1. Depois de seis meses de prisão preventiva, José Sócrates recusou a pulseira eletrónica. Independentemente de tudo o que ocorreu a seguir, das opiniões e das decisões, o ex-primeiro-ministro levou ao extremo a sua posição de força, qual mártir da liberdade detido injustamente, para contestar todo o processo. Sócrates sabe que tem de continuar a sua vitimização e para isso tem de estar detido. Para ele, a melhor forma de enfrentar a acusação é através de um martírio e de um sofrimento sobre-humano – ele é ele mesmo e as suas circunstâncias, como diria Ortega Y Gasset, e o processo contra ele é fruto das circunstâncias e, em concreto, da circunstância de ser ex-primeiro-ministro que gerou ódios e paixões, inimigos e camaradas, detestado por uns e adorado por outros. Aliás, à volta de Sócrates nunca há unanimismos, tudo o que se diga ou escreva sobre ele provoca divisão e reações elevadas ao extremo – a favor ou contra. O animal feroz é tudo isso: acusado, acossado, corrupto ou inocente… Antes partir que torcer… Pode não sair da prisão em ombros, mas arrasta a justiça para um campo delicado e em que o Ministério Público terá, com muito denodo e trabalho, de provar os argumentos da acusação. E dar explicações.

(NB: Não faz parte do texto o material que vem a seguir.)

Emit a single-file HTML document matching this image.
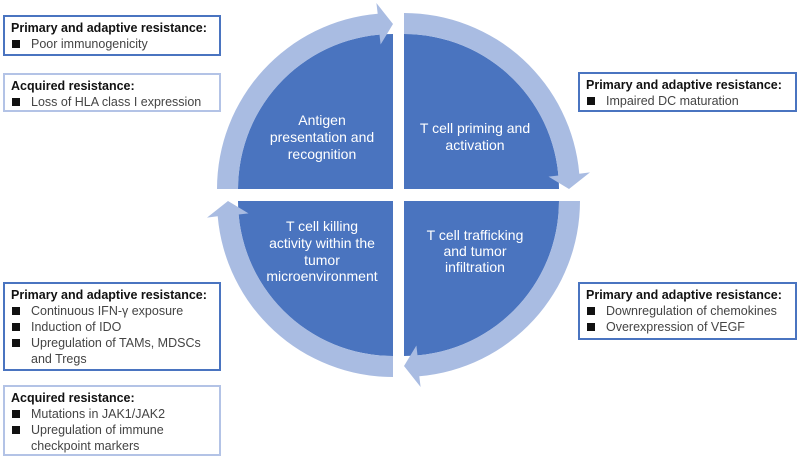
<!DOCTYPE html>
<html><head><meta charset="utf-8"><style>
body{margin:0;background:#fff;width:800px;height:463px;overflow:hidden;position:relative;font-family:"Liberation Sans",sans-serif}
.b{position:absolute;background:#fff;box-sizing:border-box;padding:3px 0 0 6px;font-size:12.5px;line-height:16px;color:#444}
.d{border:2px solid #4a74c0}
.l{border:2px solid #b3c3e6}
.b h{display:block;font-weight:bold;color:#111}
.b p{margin:0;padding-left:20px;position:relative}
.b p:before{content:"";position:absolute;left:1px;top:4px;width:8px;height:8px;background:#111}
.b p.c:before{display:none}
svg{position:absolute;left:0;top:0}
</style></head><body>
<svg width="800" height="463">
<g fill="#4a74bf">
<path d="M393 189 L238 189 A155 155 0 0 1 393 34 Z"/>
<path d="M404 189 L404 34 A155 155 0 0 1 559 189 Z"/>
<path d="M393 201 L238 201 A155 155 0 0 0 393 356 Z"/>
<path d="M404 201 L404 356 A155 155 0 0 0 559 201 Z"/>
</g>
<g fill="#a9bce2">
<path d="M238 189 L217 189 A176 176 0 0 1 377.7 13.7 L376.4 3 L393 24 L380.6 44.5 L379.5 34.6 A155 155 0 0 0 238 189 Z"/>
<path d="M404 34 L404 13 A176 176 0 0 1 579.3 173.7 L590 172.4 L569 189 L548.5 176.6 L558.4 175.5 A155 155 0 0 0 404 34 Z"/>
<path d="M559 201 L580 201 A176 176 0 0 1 419.3 376.3 L420.6 387 L404 366 L416.4 345.5 L417.5 355.4 A155 155 0 0 0 559 201 Z"/>
<path d="M393 356 L393 377 A176 176 0 0 1 217.7 216.3 L207 217.6 L228 201 L248.5 213.4 L238.6 214.5 A155 155 0 0 0 393 356 Z"/>
</g>
<g fill="#fff" font-family="Liberation Sans,sans-serif" font-size="14" text-anchor="middle">
<text x="322" y="125">Antigen</text><text x="322" y="142">presentation and</text><text x="322" y="159">recognition</text>
<text x="475" y="133">T cell priming and</text><text x="475" y="150">activation</text>
<text x="322" y="231">T cell killing</text><text x="322" y="248">activity within the</text><text x="322" y="265">tumor</text><text x="322" y="281">microenvironment</text>
<text x="475" y="240">T cell trafficking</text><text x="475" y="256">and tumor</text><text x="475" y="272">infiltration</text>
</g>
</svg>
<div class="b d" style="left:3px;top:15px;width:218px;height:41px"><h>Primary and adaptive resistance:</h><p>Poor immunogenicity</p></div>
<div class="b l" style="left:3px;top:73px;width:218px;height:39px"><h>Acquired resistance:</h><p>Loss of HLA class I expression</p></div>
<div class="b d" style="left:578px;top:72px;width:219px;height:40px"><h>Primary and adaptive resistance:</h><p>Impaired DC maturation</p></div>
<div class="b d" style="left:578px;top:282px;width:219px;height:58px"><h>Primary and adaptive resistance:</h><p>Downregulation of chemokines</p><p>Overexpression of VEGF</p></div>
<div class="b d" style="left:3px;top:282px;width:218px;height:89px"><h>Primary and adaptive resistance:</h><p>Continuous IFN-γ exposure</p><p>Induction of IDO</p><p>Upregulation of TAMs, MDSCs</p><p class="c">and Tregs</p></div>
<div class="b l" style="left:3px;top:385px;width:218px;height:71px"><h>Acquired resistance:</h><p>Mutations in JAK1/JAK2</p><p>Upregulation of immune</p><p class="c">checkpoint markers</p></div>
</body></html>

Mais do que a vitimização, com esse gesto Sócrates quis mostrar ao país «o que se está a passar com a Justiça». Com esse gesto, com a recusa, passou uma mensagem: mais importante do que a própria liberdade é evidenciar o estado em que está a justiça em Portugal e ele, uma vítima desta justiça, não faz cedências, porque isso arruinaria a imagem de mártir que quer construir. Acusado de corrupção, fraude fiscal qualificada e branqueamento de capitais, Sócrates não está preso por ser político, está preso por haver indícios e porventura provas de que ele cometeu de facto esses crimes. E é nos crimes que a justiça tem de manter o foco, tudo o mais é circo.
2. O clima de guerrilha habitual durante anos no Hospital Sousa Martins parece estar de volta. Depois de alguma “tranquilidade” volta a haver quezílias e aversões a serem discutidas na praça pública. Mas muito pior que a expressão de divergências ou birras (e pior inclusive que as cartas e processos internos) é o processo que levou os cirurgiões a Tribunal na última semana. Um cirurgião processou todos os médicos da especialidade e, inacreditável, o serviço de cirurgia do Sousa Martins ficou praticamente paralisado enquanto 10 cirurgiões estavam a dirimir diferenças no tribunal (que aliás não dirimiram pois acabaram por chegar a acordo). A situação seria cómica se não tivesse consequências sobre as pessoas, se não houvesse necessidade de operar doentes, se não existissem intervenções previstas, mas, porque falamos de saúde, é inenarrável que um médico possa ter atritos com todos os seus colegas de especialidade e é inacreditável que, supostamente como pessoas civilizadas, não consigam resolver amuos, divergências e ultrapassar injúrias sem terem de recorrer à Justiça. E o mais extraordinário é que na área do poder há quem dê ouvidos e crédito a quem perde tanto tempo com estes desvarios e esta postura profissional.
Os cidadãos (os doentes) não podem ficar dependentes de arrufos e afrontas entre profissionais, que deviam ter um pouco mais de elevação e categoria na sua postura e ato profissional; a civilidade tem de se impor ao desrespeito de uns para com os outros.